Pride manifested by a motorcycle factory can be a dangerous quality. It can lead to selfish, ego-centric decisions by management or arrogance on the part of the workforce. But it can also produce truly outstanding motorcycles – and one of the greatest of all is the Honda RC30.

Popular legend has it that Sochiro Honda wanted to show the world what his factory could build if it had a no holds barred attack on making a super-sports bike. There was to be no compromise, no corners cut, no bowing to the bean counters.
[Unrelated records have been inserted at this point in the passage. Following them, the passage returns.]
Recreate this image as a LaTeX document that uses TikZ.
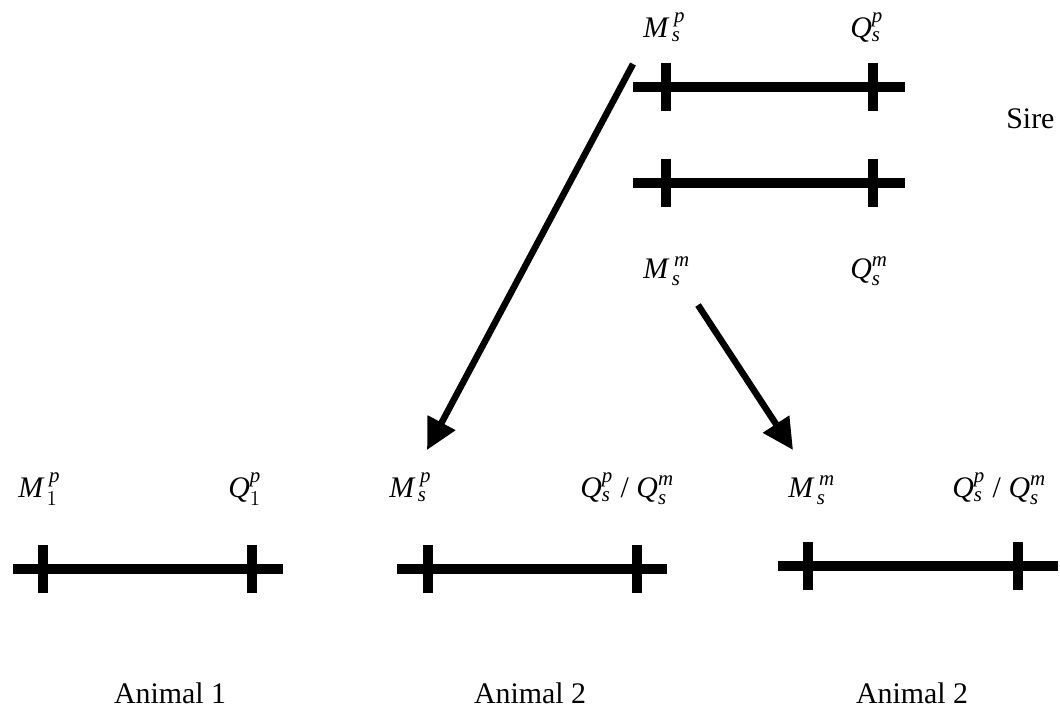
\documentclass[tikz,border=0pt]{standalone}
\usepackage{amsmath}
\usepackage{fontspec}
\setmainfont{Liberation Serif}
\usepackage{tikz}
\usetikzlibrary{arrows.meta}

\newcommand{\mk}[3]{$\textit{#1}_{#2}^{#3}$}

\begin{document}
\begin{tikzpicture}[x=0.02cm,y=-0.02cm,>={Triangle[length=0.62cm,width=0.6cm]},
  bar/.style={line width=0.2cm},
  lbl/.style={anchor=base west,inner sep=0pt,font=\fontsize{17}{20}\selectfont}]
\useasboundingbox (0,0) rectangle (1060,711);
% chromosomes: name/left/right/tick1/tick2/y
\foreach \nm/\xa/\xb/\ta/\tb/\y in {sirep/633/905/666/873/87,
                                    sirem/633/905/666/873/183,
                                    anone/13/283/43/252/569,
                                    antwo/397/667/428/637/569,
                                    anthree/778/1058/808/1018/566} {
  \draw[bar] (\xa,\y) -- (\xb,\y);
  \draw[bar] (\ta,\y-24) -- (\ta,\y+24);
  \draw[bar] (\tb,\y-24) -- (\tb,\y+24);
}
% sire
\node[lbl] (msp) at (643,37) {\mk{M}{\,\textit{s}}{\;\textit{p}}};
\node[lbl] (qsp) at (850,37) {\mk{Q}{\textit{s}}{\textit{p}}};
\node[lbl] (msm) at (643,278) {\mk{M}{\,\textit{s}}{\;\textit{m}}};
\node[lbl] (qsm) at (850,278) {\mk{Q}{\textit{s}}{\textit{m}}};
\node[lbl] (sire) at (1006,128) {Sire};
% offspring
\node[lbl] (m1p) at (18,497) {\mk{M}{\,1}{\;\textit{p}}};
\node[lbl] (q1p) at (228,497) {\mk{Q}{1}{\textit{p}}};
\node[lbl] (m2p) at (389,497) {\mk{M}{\,\textit{s}}{\;\textit{p}}};
\node[lbl] (q2p) at (580,497) {\mk{Q}{\textit{s}}{\textit{p}} / \mk{Q}{\textit{s}}{\textit{m}}};
\node[lbl] (m3m) at (788,497) {\mk{M}{\,\textit{s}}{\;\textit{m}}};
\node[lbl] (q3m) at (952,497) {\mk{Q}{\textit{s}}{\textit{p}} / \mk{Q}{\textit{s}}{\textit{m}}};
\node[lbl,anchor=base] (an1) at (170,703) {Animal 1};
\node[lbl,anchor=base] (an2) at (530,703) {Animal 2};
\node[lbl,anchor=base] (an3) at (912,703) {Animal 2};
% transmission
\coordinate (pfrom) at (633,64);
\coordinate (pto) at (427,450);
\coordinate (mfrom) at (698,305);
\coordinate (mto) at (793,450);
\draw[->,line width=0.13cm] (pfrom) -- (pto);
\draw[->,line width=0.13cm] (mfrom) -- (mto);
\end{tikzpicture}
\end{document}
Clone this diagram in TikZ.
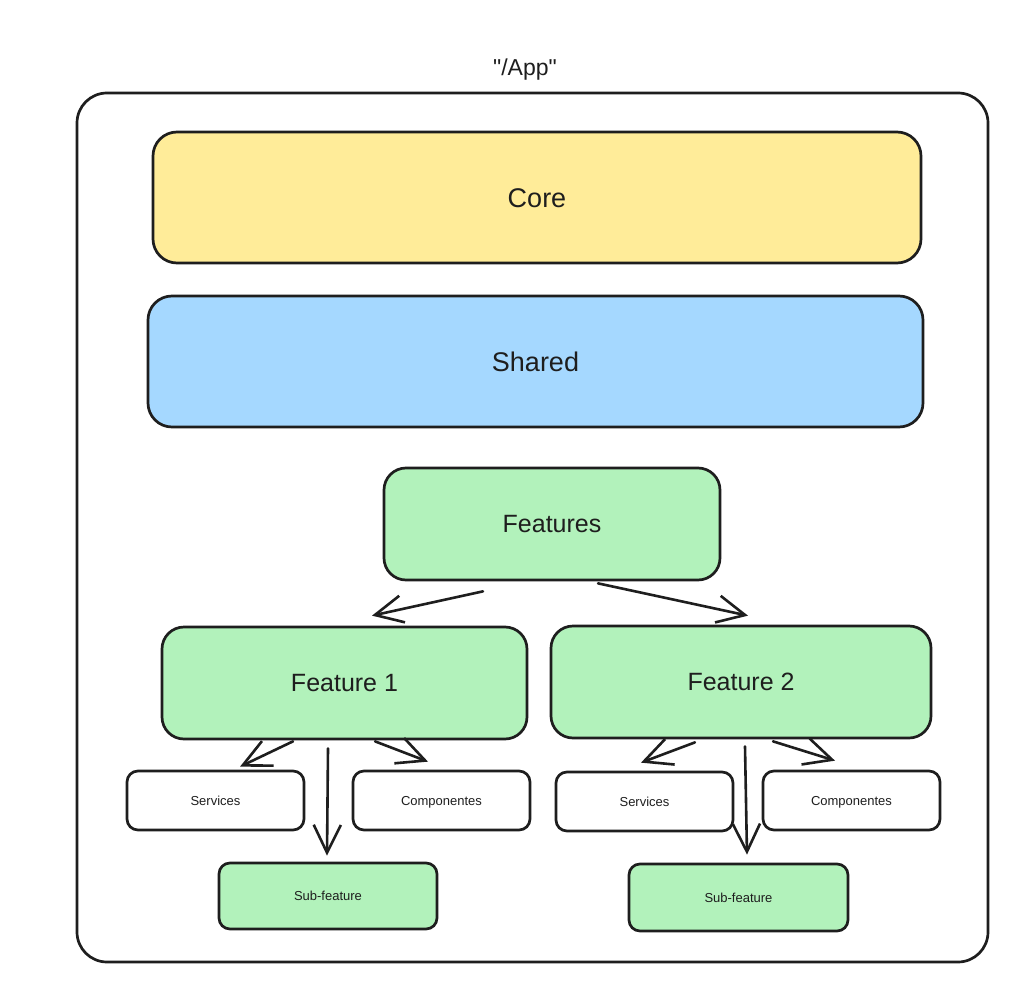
\documentclass[tikz,border=0pt]{standalone}
\usepackage{fontspec}
\setmainfont{Liberation Sans}[Ligatures=TeXOff]
\usetikzlibrary{arrows.meta}
\definecolor{ink}{HTML}{1E1E1E}
\definecolor{coreY}{HTML}{FFEC99}
\definecolor{sharedB}{HTML}{A5D8FF}
\definecolor{featG}{HTML}{B2F2BB}
\tikzset{
  box/.style={draw=ink, line width=2.7pt, align=center, text=ink, inner sep=0pt},
  bigbox/.style={box, rounded corners=24pt, font=\fontsize{27}{30}\selectfont, text height=19.3pt, text depth=0pt},
  midbox/.style={box, rounded corners=22pt, fill=featG, font=\fontsize{25}{30}\selectfont, text height=17.9pt, text depth=0pt},
  smallbox/.style={box, rounded corners=11pt, font=\fontsize{13}{16}\selectfont, text height=9.3pt, text depth=0pt},
  arr/.style={draw=ink, line width=2.6pt, line cap=round, -{Straight Barb[angle=52:31pt, line width=2.6pt]}},
}
\begin{document}
\begin{tikzpicture}[x=1pt, y=-1pt]
\fill[white] (0,0) rectangle (1031,990);
\useasboundingbox (0,0) rectangle (1031,990);

\node[box, rounded corners=30pt, minimum width=911pt, minimum height=869pt] (frame) at (532.5,527.5) {};
\node[text=ink, font=\fontsize{23}{26}\selectfont] (title) at (525,70) {"/App"};

\node[bigbox, fill=coreY, minimum width=768pt, minimum height=131pt] (core) at (537,197.5) {Core};
\node[bigbox, fill=sharedB, minimum width=775pt, minimum height=131pt] (shared) at (535.5,361.5) {Shared};

\node[midbox, minimum width=336pt, minimum height=112pt] (features) at (552,524) {Features};
\node[midbox, minimum width=365pt, minimum height=112pt] (f1) at (344.5,683) {Feature 1};
\node[midbox, minimum width=380pt, minimum height=112pt] (f2) at (741,682) {Feature 2};

\node[smallbox, fill=white, minimum width=177pt, minimum height=59pt] (s1) at (215.5,800.5) {Services};
\node[smallbox, fill=white, minimum width=177pt, minimum height=59pt] (c1) at (441.5,800.5) {Componentes};
\node[smallbox, fill=featG, minimum width=218pt, minimum height=66pt] (sf1) at (328,896) {Sub-feature};

\node[smallbox, fill=white, minimum width=177pt, minimum height=59pt] (s2) at (644.5,801.5) {Services};
\node[smallbox, fill=white, minimum width=177pt, minimum height=59pt] (c2) at (851.5,800.5) {Componentes};
\node[smallbox, fill=featG, minimum width=219pt, minimum height=67pt] (sf2) at (738.5,897.5) {Sub-feature};

\draw[arr] ([xshift=-69pt,yshift=-10pt]features.south) -- ([xshift=27.5pt,yshift=10pt]f1.north);
\draw[arr] ([xshift=46pt,yshift=-2pt]features.south) -- ([xshift=7pt,yshift=9pt]f2.north);

\draw[arr] ([xshift=-51.5pt,yshift=-1pt]f1.south) -- ([xshift=24.5pt,yshift=3pt]s1.north);
\draw[arr] ([xshift=-16.5pt,yshift=-8pt]f1.south) -- ([xshift=-1pt,yshift=6pt]sf1.north);
\draw[arr] ([xshift=30.5pt,yshift=-1pt]f1.south) -- ([xshift=-13.5pt,yshift=8pt]c1.north);

\draw[arr] ([xshift=-46pt,yshift=-3pt]f2.south) -- ([xshift=-3.5pt,yshift=8pt]s2.north);
\draw[arr] ([xshift=4pt,yshift=-7pt]f2.south) -- ([xshift=8.5pt,yshift=8pt]sf2.north);
\draw[arr] ([xshift=32pt,yshift=-2pt]f2.south) -- ([xshift=-16.5pt,yshift=9pt]c2.north);
\end{tikzpicture}
\end{document}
In short, the bike was to be the best.

This lovely folk tale probably has more than a grain of truth in it but, like many Honda decisions, there was also sound business reasons for the RC30. World Superbike had been born and Honda realised from the outset that this new series was going to be a powerful marketing tool – if the right bike to win was homologated: the RC30 was that bike.

Honda had been racing V4s, and producing some spectacularly bad road bikes with this engine configuration, for a long time before the RC30 arrived in 1987. Thus, the single sided swinging arm and elegant rear wheel was lifted straight from Honda France’s RVF750 endurance racing experience.

The RC30 also came with full set of GP tantrums, which somehow added to the exotic nature of owning a serious piece of race winning hardware. Piston tolerances were so tight that cold seizures were common and valves stretched if the bike was worked hard. The lightweight discs were also rather too light for comfort on a road bike and warped easily.

But the RC30 was built to win – and win it most certainly did. Fred Merkel took the first two WSB titles in 1988 and 1989, Carl Fogarty the F1 Championship and Steve Hislop hammered the RC30 round the TT course to achieve the first 120mph lap in 1989. A year later, fifteen of the twenty five finishers in the F1 class were RC30s.

By now, the bike ought to look and sound dated but its tiny size – more like a big 250 cc two-stroke than a full 750cc four-stroke – and oozingly elegant lines produce a stunning reaction even today. The word masterpiece is often over-used when describing exotic bikes but in the case of the RC30 it is completely justified.

The RC30 would be a success just on looks alone but it still produces a stunning ride. The power is linear and easy to control but there is a heady rush as the four cylinders chime in and with only a tiny bit of imagination you are peeling off into Hillberry’s 120mph right-hander on the way to another TT win.

Initially, the RC30 cost a breathtaking £8495 in the U.K. with the final versions selling for over £13,000.  Today there is no shortage of buyers for mint examples paying at least that amount. Approaching nearly two decades since it was last made, the RC30 still has an exotic allure which makes it a true motorcycling icon.